No hay respuesta fácil. Partiendo de esta base, a mí la decisión tomada por los capos de Gotham me parece la idónea. No es que sea un chaval maduro -que lo es-, es que este niño está completamente desequilibrado. Y motivos tiene de sobra, es evidente. Este enfoque me gusta porque ahonda en la misma idea que ya pinceló Alan Moore en La Broma Asesina, que el propio Batman está tan chalado como los enfermos mentales a los que combate.
Y así es como debe ser. Porque nadie en su sano juicio, por traumatizado que esté o por fuerte que sea, se enfundaría en un disfraz de murciélago y saldría por las noches a repartir estopa.

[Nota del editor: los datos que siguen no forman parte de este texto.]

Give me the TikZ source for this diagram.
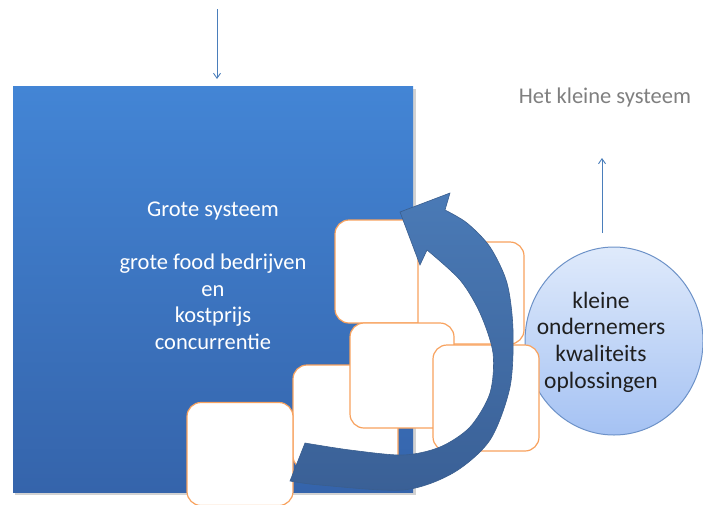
\documentclass[tikz,border=0pt]{standalone}
\usepackage{fontspec}
\setmainfont{Carlito}
\usetikzlibrary{arrows.meta,shapes.geometric}
\definecolor{boxorange}{HTML}{F8A25E}
\definecolor{rtop}{HTML}{4385D5}
\definecolor{rbot}{HTML}{3564AB}
\definecolor{ctop}{HTML}{DFEAFB}
\definecolor{cbot}{HTML}{A5C2F3}
\definecolor{cline}{HTML}{6D92C8}
\definecolor{atop}{HTML}{4A7AB6}
\definecolor{abot}{HTML}{3A6096}
\definecolor{aline}{HTML}{3A5E8E}
\definecolor{thinblue}{HTML}{4A7EBB}
\definecolor{graytext}{HTML}{7F7F7F}
\begin{document}
\begin{tikzpicture}[x=1pt,y=-1pt,
  tile/.style={draw=boxorange, line width=1.2pt, fill=white, rounded corners=14pt,
    inner sep=0pt, outer sep=0pt, rectangle},
  thinarrow/.style={draw=thinblue, line width=0.9pt, -{Straight Barb[length=5pt,width=7pt]}},
  bigtext/.style={font=\fontsize{22.5}{26.5}\selectfont, align=center, inner sep=0pt},
]
\useasboundingbox (0,0) rectangle (703,504);

% big rectangle with shadow
\fill[gray!35] (15,89) rectangle (416,495);
\node[rectangle, top color=rtop, bottom color=rbot, minimum width=400pt,
  minimum height=406pt, inner sep=0pt, outer sep=0pt] (big) at (213,289) {};
\node[bigtext, text=white] (bigtxt) at (213,276)
  {Grote systeem\\[26.5pt]grote food bedrijven\\en\\kostprijs\\concurrentie};

% circle
\node[ellipse, top color=ctop, bottom color=cbot, draw=cline, line width=1pt,
  minimum width=178pt, minimum height=188pt, inner sep=0pt] (small) at (614,341) {};

% tiles
\node[tile, minimum width=105pt, minimum height=103pt] (tA) at (387.5,271.5) {};
\node[tile, minimum width=106pt, minimum height=102pt] (tB) at (471,293) {};
\node[tile, minimum width=105pt, minimum height=105pt] (tE) at (345.5,417.5) {};
\node[tile, minimum width=104pt, minimum height=105pt] (tC) at (402,375.5) {};
\node[tile, minimum width=106pt, minimum height=106pt] (tD) at (486,398) {};
\node[tile, minimum width=106pt, minimum height=103pt] (tF) at (240,454) {};

% curved arrow
\path[top color=atop, bottom color=abot, draw=aline, line width=0.6pt]
  (290,481) -- plot[smooth] coordinates {(290,481) (320,485) (403,490) (453,473)
    (490,440) (510,387) (513,330) (507,283) (490,247) (467,223) (445,210)}
  -- (450,193) -- (400,212) -- (420,265) -- (427,250)
  -- plot[smooth] coordinates {(427,250) (460,280) (480,313) (493,353) (490,393)
    (470,427) (440,447) (403,455) (350,450) (305,443)}
  -- cycle;

% circle text
\node[bigtext, text=black!88, font=\fontsize{23.5}{26.7}\selectfont] (smalltxt) at (601,342)
  {kleine\\ondernemers\\kwaliteits\\oplossingen};

% top label
\node[bigtext, text=graytext] (hks) at (605,97) {Het kleine systeem};

% thin arrows
\coordinate (dtop) at (217,9);
\coordinate (dbot) at (217,79);
\draw[thinarrow] (dtop) -- (dbot);
\coordinate (ubot) at (602,233);
\coordinate (utop) at (602,158);
\draw[thinarrow] (ubot) -- (utop);
\end{tikzpicture}
\end{document}
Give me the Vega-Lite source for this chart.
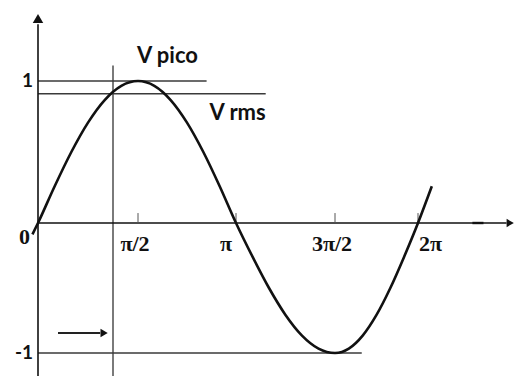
{
  "$schema": "https://vega.github.io/schema/vega-lite/v6.json",
  "width": 514,
  "height": 376,
  "autosize": {"type": "none"},
  "padding": 0,
  "background": "white",
  "config": {"view": {"stroke": null}},
  "datasets": {
    "wave": [
      {"t": -5, "v": -0.087}, {"t": 0, "v": 0}, {"t": 15, "v": 0.259}, {"t": 30, "v": 0.5},
      {"t": 45, "v": 0.707}, {"t": 60, "v": 0.866}, {"t": 75, "v": 0.966}, {"t": 90, "v": 1},
      {"t": 105, "v": 0.966}, {"t": 120, "v": 0.866}, {"t": 135, "v": 0.707}, {"t": 150, "v": 0.5},
      {"t": 165, "v": 0.259}, {"t": 180, "v": 0}, {"t": 195, "v": -0.259}, {"t": 210, "v": -0.5},
      {"t": 225, "v": -0.707}, {"t": 240, "v": -0.866}, {"t": 255, "v": -0.966}, {"t": 270, "v": -1},
      {"t": 285, "v": -0.966}, {"t": 300, "v": -0.866}, {"t": 315, "v": -0.707}, {"t": 330, "v": -0.5},
      {"t": 345, "v": -0.259}, {"t": 360, "v": 0}, {"t": 375, "v": 0.259}
    ],
    "axes": [
      {"t": 0, "t2": 0, "v": -1.2, "v2": 1.4},
      {"t": 0, "t2": 456, "v": 0, "v2": 0}
    ],
    "dash": [{"t": 419, "t2": 431, "v": 0, "v2": 0}],
    "levels": [
      {"t": 0, "t2": 153, "v": 1, "v2": 1},
      {"t": 0, "t2": 207, "v": 0.91, "v2": 0.91},
      {"t": 0, "t2": 299, "v": -1, "v2": -1}
    ],
    "marker": [{"t": 67.5, "t2": 67.5, "v": -1.2, "v2": 1.11}],
    "ticks": [
      {"t": 90, "t2": 90, "v": 0, "v2": 0.07},
      {"t": 180, "t2": 180, "v": 0, "v2": 0.07},
      {"t": 270, "t2": 270, "v": 0, "v2": 0.07},
      {"t": 360, "t2": 360, "v": 0, "v2": 0.07}
    ],
    "shaft": [{"t": 18, "t2": 56, "v": -0.846, "v2": -0.846}],
    "upHead": [{"t": 0, "v": 1.44}],
    "rightHeads": [{"t": 460, "v": 0}, {"t": 59.5, "v": -0.846}],
    "peakLabel": [{"t": 90, "v": 1, "label": "V pico"}],
    "rmsLabel": [{"t": 207, "v": 0.91, "label": "V rms"}],
    "yLabels": [{"t": 0, "v": 1, "label": "1"}, {"t": 0, "v": -1, "label": "-1"}],
    "originLabel": [{"t": 0, "v": 0, "label": "0"}],
    "rightLabels": [{"t": 180, "v": 0, "label": "π"}],
    "centerLabels": [{"t": 90, "v": 0, "label": "π/2"}, {"t": 270, "v": 0, "label": "3π/2"}],
    "leftLabels": [{"t": 360, "v": 0, "label": "2π"}]
  },
  "encoding": {
    "x": {
      "field": "t",
      "type": "quantitative",
      "axis": null,
      "scale": {"domain": [0, 90, 180, 270, 360], "range": [38, 138, 236, 335, 418]}
    },
    "y": {
      "field": "v",
      "type": "quantitative",
      "axis": null,
      "scale": {"domain": [-1, 0, 1], "range": [353, 223, 81]}
    }
  },
  "layer": [
    {
      "data": {"name": "marker"},
      "mark": {"type": "rule", "color": "#7a7a7a", "strokeWidth": 2},
      "encoding": {"x2": {"field": "t2"}, "y2": {"field": "v2"}}
    },
    {
      "data": {"name": "levels"},
      "mark": {"type": "rule", "color": "#3a3a3a", "strokeWidth": 1.6},
      "encoding": {"x2": {"field": "t2"}, "y2": {"field": "v2"}}
    },
    {
      "data": {"name": "axes"},
      "mark": {"type": "rule", "color": "#111111", "strokeWidth": 1.6},
      "encoding": {"x2": {"field": "t2"}, "y2": {"field": "v2"}}
    },
    {
      "data": {"name": "dash"},
      "mark": {"type": "rule", "color": "#111111", "strokeWidth": 2.4},
      "encoding": {"x2": {"field": "t2"}, "y2": {"field": "v2"}}
    },
    {
      "data": {"name": "ticks"},
      "mark": {"type": "rule", "color": "#555555", "strokeWidth": 1},
      "encoding": {"x2": {"field": "t2"}, "y2": {"field": "v2"}}
    },
    {
      "data": {"name": "shaft"},
      "mark": {"type": "rule", "color": "#222222", "strokeWidth": 1.8},
      "encoding": {"x2": {"field": "t2"}, "y2": {"field": "v2"}}
    },
    {
      "data": {"name": "upHead"},
      "mark": {"type": "point", "shape": "triangle-up", "filled": true, "color": "#111111", "size": 110, "opacity": 1}
    },
    {
      "data": {"name": "rightHeads"},
      "mark": {"type": "point", "shape": "triangle-right", "filled": true, "color": "#111111", "size": 70, "opacity": 1}
    },
    {
      "data": {"name": "wave"},
      "mark": {"type": "line", "color": "#111111", "strokeWidth": 2.6, "interpolate": "monotone"}
    },
    {
      "data": {"name": "peakLabel"},
      "mark": {"type": "text", "align": "left", "baseline": "alphabetic", "dy": -18, "dx": -1, "font": "Lato", "fontWeight": "bold", "fontSize": 22, "color": "#111111"},
      "encoding": {"text": {"field": "label"}}
    },
    {
      "data": {"name": "rmsLabel"},
      "mark": {"type": "text", "align": "right", "baseline": "alphabetic", "dy": 26, "font": "Lato", "fontWeight": "bold", "fontSize": 22, "color": "#111111"},
      "encoding": {"text": {"field": "label"}}
    },
    {
      "data": {"name": "yLabels"},
      "mark": {"type": "text", "align": "right", "baseline": "middle", "dx": -5, "font": "Lato", "fontWeight": "bold", "fontSize": 19, "color": "#111111"},
      "encoding": {"text": {"field": "label"}}
    },
    {
      "data": {"name": "originLabel"},
      "mark": {"type": "text", "align": "right", "baseline": "middle", "dx": -8, "dy": 14, "font": "Liberation Serif", "fontWeight": "bold", "fontSize": 22, "color": "#111111"},
      "encoding": {"text": {"field": "label"}}
    },
    {
      "data": {"name": "rightLabels"},
      "mark": {"type": "text", "align": "right", "baseline": "middle", "dx": -4, "dy": 21, "font": "Liberation Serif", "fontWeight": "bold", "fontSize": 22, "color": "#111111"},
      "encoding": {"text": {"field": "label"}}
    },
    {
      "data": {"name": "centerLabels"},
      "mark": {"type": "text", "align": "center", "baseline": "middle", "dx": -3, "dy": 21, "font": "Liberation Serif", "fontWeight": "bold", "fontSize": 22, "color": "#111111"},
      "encoding": {"text": {"field": "label"}}
    },
    {
      "data": {"name": "leftLabels"},
      "mark": {"type": "text", "align": "left", "baseline": "middle", "dx": 1, "dy": 21, "font": "Liberation Serif", "fontWeight": "bold", "fontSize": 22, "color": "#111111"},
      "encoding": {"text": {"field": "label"}}
    }
  ]
}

Solo alguien poco cuerdo llegaría a esta conclusión. Así que, chicos de Gotham, un minipunto para vosotros. Y otro más por esa impagable secuencia de Bruce dibujando horrores mientras escucha heavy metal. Tremendo.
Algo más a favor de la serie es el cuidado por los pequeños detalles. Tonterías, a veces casi imperceptibles, que sin embargo agradan a aquel que repara en ellos. Ya nos hicimos eco de uno en la anterior reseña (me refiero al cómico que explica un chiste a Fish). Hubo alguno más en el piloto, como el pequeño Bruce con la placa de Jim Gordon en la mano. Aquí es el momento exacto donde Bruce decide que la justicia, tal cual está ahora, no es justa. Así que devolvió la placa a Gordon. Renunció a ser policía.
Y claro, en este segundo episodio tenemos aún más de estos detalles. Por ejemplo, el logo al que hacen referencia (el del tridente), aparece en la primera secuencia del capítulo, en una gran valla publicitaria. Me llamó la atención también ver a los perros ladrar a Selina, como si de una gata de verdad se tratara. Pero el que se lleva la palma es ese Bruce que aparece de la nada. ¡Se nota que ya tenía madera para ninja!
Buenas noticias la vuelta del Pingüino, realmente buenas. ¿Qué le ocurrirá a Gordon cuando se sepa que no asesinó a Cobblepot? De momento habrá que esperar.